The nonprofit I founded with my fellow Harvard Business School colleagues, Prize4Life, has launched several prize-for-breakthrough challenges in order to incentivize and focus researchers on specific obstacles that once overcome, could open the door to the development of treatments and a cure. It's not just the world of science that will yield breakthroughs, however.

Recently, we launched a $25,000 prize for an algorithm -- one that finally cracks the code of how quickly ALS is likely to progress in patients. This is critical because 1) it will help researchers design faster clinical trials for drug treatments; and 2) it incentivizes collaboration between the biologists working tirelessly to understand the disease and the brain power of math whizzes and code jockeys who haven't had the data they need to focus their talents on ALS, thereby expanding the number of potential ALS breakthroughs -- all of this will be absolutely essential if we are to make any progress against this disease, which takes almost 150,000 lives every year.

By championing a prize-for-ALS-breakthrough approach, I hope to be out of business very soon. I believe that through prizes like these, we can infuse innovation into a sluggish drug development pipeline and a treatment can be found -- if not for me, then for the thousands of others affected by ALS.

My brain is trapped in a body that is rapidly deteriorating. I am watching the clock wind down, and I know how urgent the need is for new research to recover hope.

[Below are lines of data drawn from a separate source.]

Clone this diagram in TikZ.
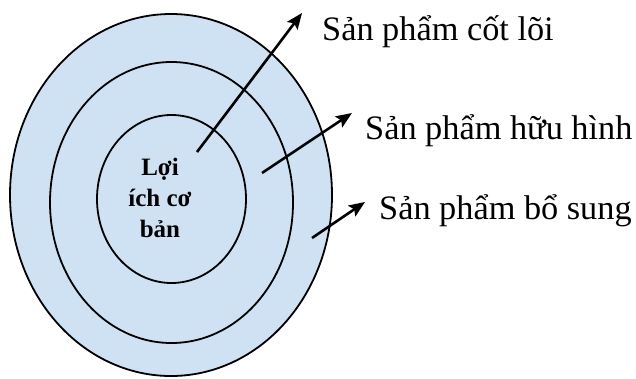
\documentclass[tikz,border=0pt]{standalone}
\usepackage{fontspec}
\setmainfont{Liberation Serif}
\usetikzlibrary{arrows.meta}
\definecolor{ringblue}{RGB}{207,226,243}
\tikzset{
  ring/.style={draw=black, line width=1.8pt, fill=ringblue},
  pointer/.style={line width=2.6pt, -{Stealth[length=16pt, width=13pt, inset=3pt]}},
  label/.style={anchor=base west, inner sep=0pt, font=\fontsize{34.3}{41}\selectfont},
  coretext/.style={anchor=base, inner sep=0pt, font=\bfseries\fontsize{25}{31}\selectfont}
}
\begin{document}
\begin{tikzpicture}[x=1pt, y=-1pt]
  \useasboundingbox (0,0) rectangle (636,378);

  % nested rings
  \draw[ring] (171,195) ellipse [x radius=161, y radius=181];
  \draw[ring] (171.5,202.5) ellipse [x radius=121.5, y radius=140.5];
  \draw[ring] (171.5,199) ellipse [x radius=74.5, y radius=84];

  % core text
  \node[coretext] (core1) at (160,175) {Lợi};
  \node[coretext] (core2) at (160,206) {ích cơ};
  \node[coretext] (core3) at (160,237) {bản};

  % layer labels
  \node[label] (lcore) at (322,40) {Sản phẩm cốt lõi};
  \node[label] (ltang) at (365,139) {Sản phẩm hữu hình};
  \node[label] (laug)  at (379,219) {Sản phẩm bổ sung};

  % pointer ends
  \coordinate (s1) at (197,152);
  \coordinate (t1) at (302,13);
  \coordinate (s2) at (262,173);
  \coordinate (t2) at (352,113);
  \coordinate (s3) at (312,238);
  \coordinate (t3) at (365,202);

  \draw[pointer] (s1) -- (t1);
  \draw[pointer] (s2) -- (t2);
  \draw[pointer] (s3) -- (t3);
\end{tikzpicture}
\end{document}
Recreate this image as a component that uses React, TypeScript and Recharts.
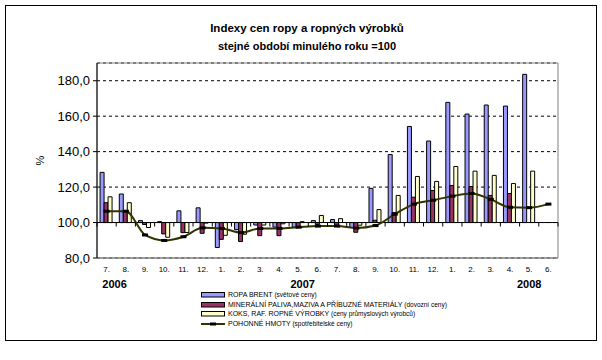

We cannot lose faith in the power of numbers and must draw in minds from all areas of expertise in order to find a cure for ALS. Prize money speeds this process along. And with a 1,000 days-to-live prognosis, speed is critical.

ALS is a harsh reality for everyone it touches. But the battle against ALS is one worth fighting and my hope is that through Prize4Life, I can make an impact and enable others to make one too.